When a wafer-handling robot glides across a semiconductor clean-room, the linear bearings hidden inside its forearm are expected to deliver repeatability measured in single-digit microns—while generating fewer than ten particles larger than 0.1 µm per meter of travel. Achieving this contradiction between mechanical contact and near-zero contamination is no longer a laboratory curiosity; it is a production prerequisite for 3 nm process nodes. Over the past decade, the industry has learned that traditional recirculating-ball linear bearings, although precise, can shed stainless-steel micro-flakes every time the ball chain crosses the end-cap seam. The solution has been a multi-disciplinary rethink of raceway geometry, surface finish, lubrication chemistry, and even the bearing’s magnetic signature.

First, raceway geometry. A conventional Gothic-arch profile concentrates Hertzian stress at two tiny contact ellipses, generating sub-surface fatigue that eventually spalls. Clean-room-grade linear bearings now use a four-point-contact circular arc that spreads the load over a 30 % larger ellipse area. Finite-element analysis shows a 22 % reduction in maximum shear stress, which translates into an order-of-magnitude drop in particle generation after one billion cycles. The challenge, however, is maintaining preload as the contact angle changes. Manufacturers laser-grind the raceways in a single chucking operation to guarantee roundness within 0.8 µm over the full 400 mm length, then match ball chains in 1 µm diameter increments so that axial play stays below 2 µm throughout the lifetime of the bearing.

Second, surface finish. While Ra 0.1 µm was once considered “mirror,” clean-room bearings now demand Ra 0.02 µm with defined plateau honing to retain lubricant without harboring trapped slurry. Achieving this finish on martensitic stainless steel requires a three-step sequence: micro-blasting with 5 µm alumina to remove re-cast layers, electrolytic polishing to round micro-peaks, and finally magnetorheological finishing that aligns grain boundaries parallel to the ball path. The cumulative surface stress drops by 35 %, delaying the onset of fatigue spallation that would otherwise seed particle bursts.

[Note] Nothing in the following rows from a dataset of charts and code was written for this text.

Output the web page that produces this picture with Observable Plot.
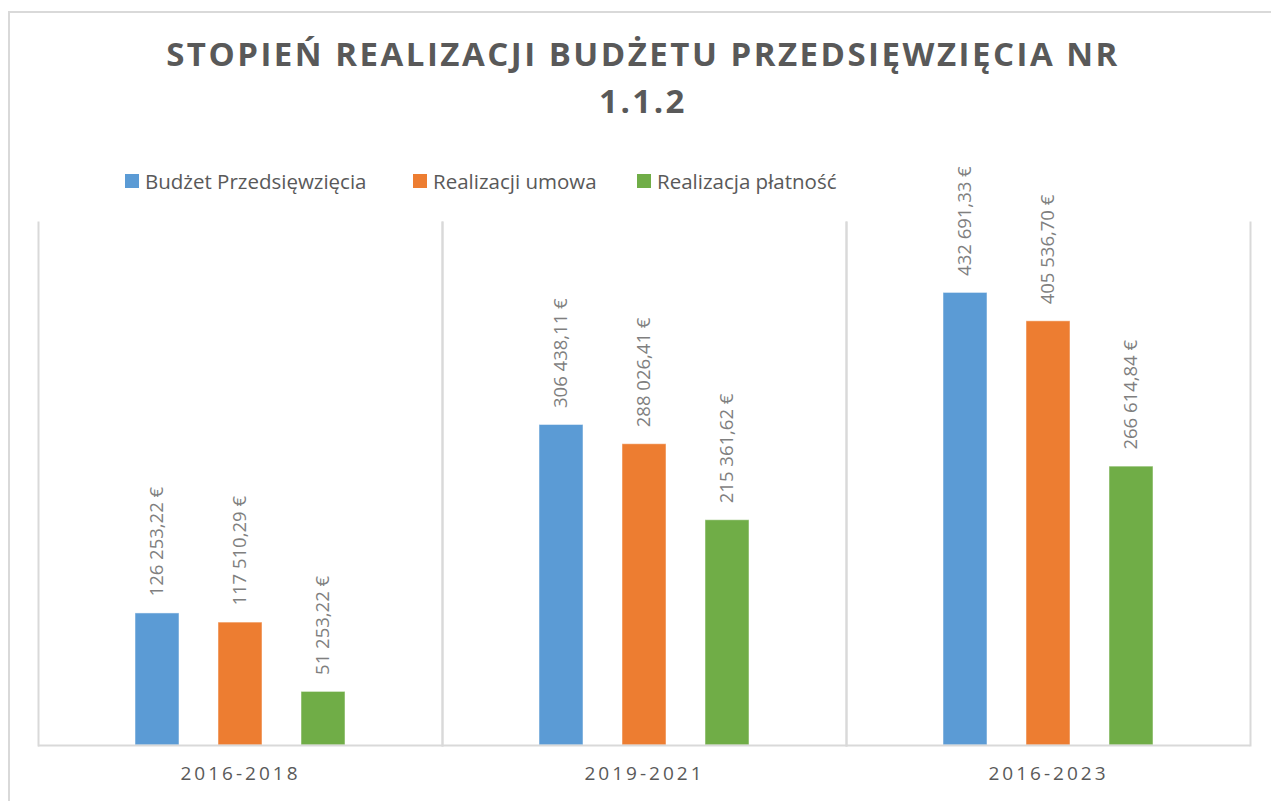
<!DOCTYPE html>
<html>
<head>
<meta charset="utf-8">
<script src="https://cdn.jsdelivr.net/npm/d3@7"></script>
<script src="https://cdn.jsdelivr.net/npm/@observablehq/plot@0.6"></script>
<style>
  html, body { margin: 0; padding: 0; background: #fff; overflow: hidden; }
  #wrap { position: relative; width: 1271px; height: 801px; overflow: hidden; font-family: "Open Sans", sans-serif; }
  #border { position: absolute; left: 8px; top: 11px; width: 1400px; height: 900px; border: 2px solid #d9d9d9; box-sizing: border-box; }
  #title { position: absolute; left: 0; top: 30px; width: 1286px; text-align: center; color: #595959; font-weight: 700; font-size: 33px; letter-spacing: 2.5px; line-height: 47px; }
  .leg { position: absolute; top: 168px; font-size: 20.5px; color: #595959; white-space: nowrap; line-height: 26px; }
  .sw { position: absolute; top: 174px; width: 14px; height: 14px; }
  #chart { position: absolute; left: 0; top: 0; }
  #chart svg [aria-label="fx-axis tick label"] text { letter-spacing: 3px; }
</style>
</head>
<body>
<div id="wrap">
  <div id="border"></div>
  <div id="title">STOPIEŃ REALIZACJI BUDŻETU PRZEDSIĘWZIĘCIA NR<br>1.1.2</div>
  <div id="legend"></div>
  <div id="chart"></div>
</div>
<script>
const periods = ["2016-2018", "2019-2021", "2016-2023"];
const seriesNames = ["Budżet Przedsięwzięcia", "Realizacji umowa", "Realizacja płatność"];
const budzet = [126253.22, 306438.11, 432691.33];
const umowa = [117510.29, 288026.41, 405536.70];
const platnosc = [51253.22, 215361.62, 266614.84];
const colors = ["#5b9bd5", "#ed7d31", "#70ad47"];

const seriesValues = [budzet, umowa, platnosc];
const data = [];
periods.forEach((p, i) => {
  seriesNames.forEach((s, j) => {
    data.push({ period: p, series: s, value: seriesValues[j][i] });
  });
});

function fmt(v) {
  const [intPart, dec] = v.toFixed(2).split(".");
  const grouped = intPart.replace(/\B(?=(\d{3})+(?!\d))/g, " ");
  return grouped + "," + dec + " €";
}

// legend (HTML)
const legendLefts = [125, 413, 637];
const legend = document.getElementById("legend");
seriesNames.forEach((s, j) => {
  const sw = document.createElement("div");
  sw.className = "sw";
  sw.style.left = legendLefts[j] + "px";
  sw.style.background = colors[j];
  legend.appendChild(sw);
  const t = document.createElement("div");
  t.className = "leg";
  t.style.left = (legendLefts[j] + 20) + "px";
  t.textContent = s;
  legend.appendChild(t);
});

const chart = Plot.plot({
  width: 1271,
  height: 801,
  marginTop: 222,
  marginBottom: 56,
  marginLeft: 38,
  marginRight: 21,
  style: { fontFamily: "Open Sans, sans-serif", background: "transparent", overflow: "visible" },
  fx: { domain: periods, padding: 0, label: null },
  x: { domain: seriesNames, paddingInner: 0.473, paddingOuter: 1.16, axis: null },
  y: { domain: [0, 500000], axis: null },
  color: { domain: seriesNames, range: colors },
  marks: [
    Plot.frame({ anchor: "left", stroke: "#d9d9d9", strokeWidth: 2 }),
    Plot.frame({ anchor: "right", stroke: "#d9d9d9", strokeWidth: 2 }),
    Plot.barY(data, { fx: "period", x: "series", y: "value", fill: "series", stroke: "#ffffff", strokeOpacity: 0.5, strokeWidth: 1 }),
    Plot.ruleY([0], { stroke: "#d9d9d9", strokeWidth: 2 }),
    Plot.text(data, {
      fx: "period", x: "series", y: "value",
      text: d => fmt(d.value),
      rotate: -90, textAnchor: "start", dy: -17,
      fill: "#7f7f7f", fontSize: 18.5
    }),
    Plot.axisFx({ anchor: "bottom", tickSize: 0, tickPadding: 21, fontSize: 19, color: "#595959", label: null })
  ]
});
document.getElementById("chart").appendChild(chart);
</script>
</body>
</html>
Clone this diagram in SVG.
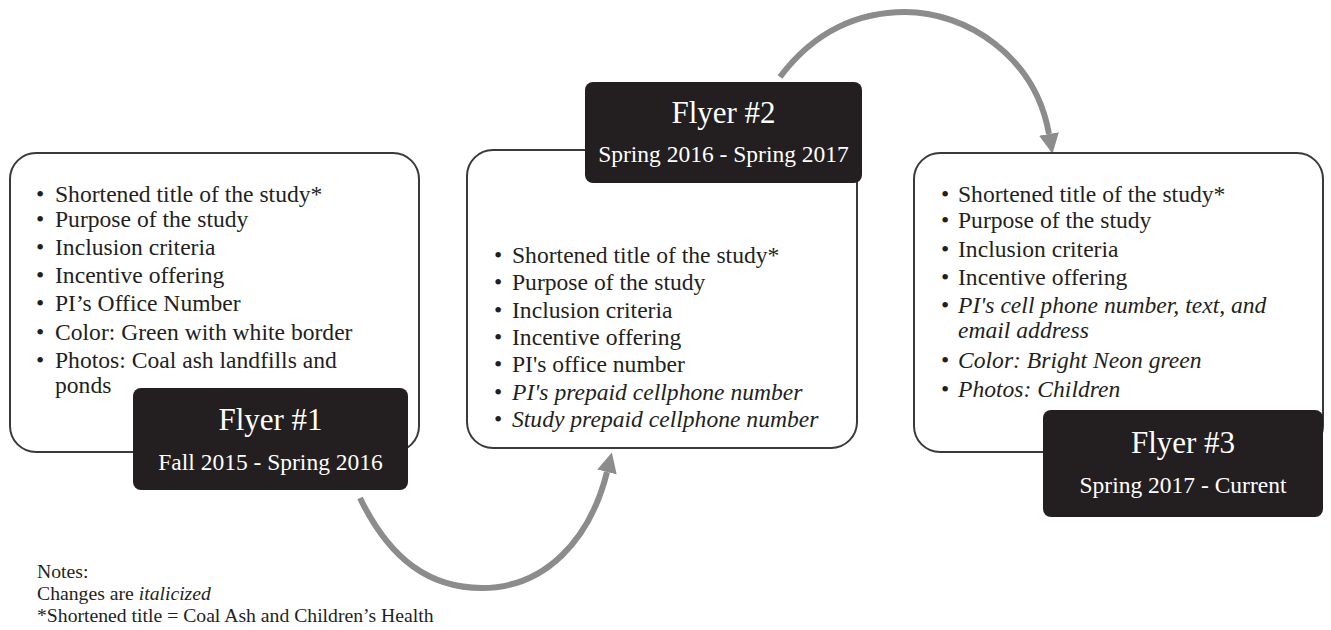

Third, lubrication. Traditional lithium-soap greases are too viscous for sub-Class 1 environments; they trap airborne ammonia and outgas hydrocarbons that contaminate EUV optics. Clean-room linear bearings now employ perfluoropolyether (PFPE) oils thickened with micronized PTFE. These compounds have vapor pressures below 10⁻¹² Torr at 25 °C and are certified to SEMI F57, yet still maintain a 0.12 µm elastohydrodynamic film at 1 m s⁻¹. Re-lubrication is handled through a 0.3 mm nickel bellows integrated into the carriage, metering 0.5 µL every 50 km of travel—enough for two years of 24/7 duty without opening the chamber.

Magnetic cleanliness is an emerging constraint. EUV steppers use magnetic levitation stages that can be perturbed by ferrous debris. Linear bearings now specify residual magnetization below 2 nT at 1 mm distance. This is achieved by vacuum-melting 440C stainless steel in an argon-oxygen decarburization furnace, followed by rapid quench and triple tempering to eliminate retained austenite. A final demagnetization pulse aligns domain walls randomly, ensuring that the bearing neither attracts nor sheds ferromagnetic particles.

Validation is performed in a Class 0.1 mini-environment where a laser particle counter continuously samples air 3 mm above the bearing. Current production batches must remain below 3 particles m⁻³ (>0.1 µm) over 10 million cycles at 2 m s⁻² acceleration before release. The payoff: fabs running these bearings report a 40 % reduction in unscheduled chamber cleans, translating into an extra 12,000 wafer starts per year on a single lithography track.

The next frontier is predictive maintenance via acoustic emission. By embedding a MEMS microphone inside the end cap, engineers can detect the ultrasonic signature of incipient spallation 200 hours before particle counts rise above baseline. Machine-learning models trained on 50 billion cycles now predict remaining useful life within ±3 %, allowing fabs to swap bearings during scheduled downtime rather than during a critical EUV lot.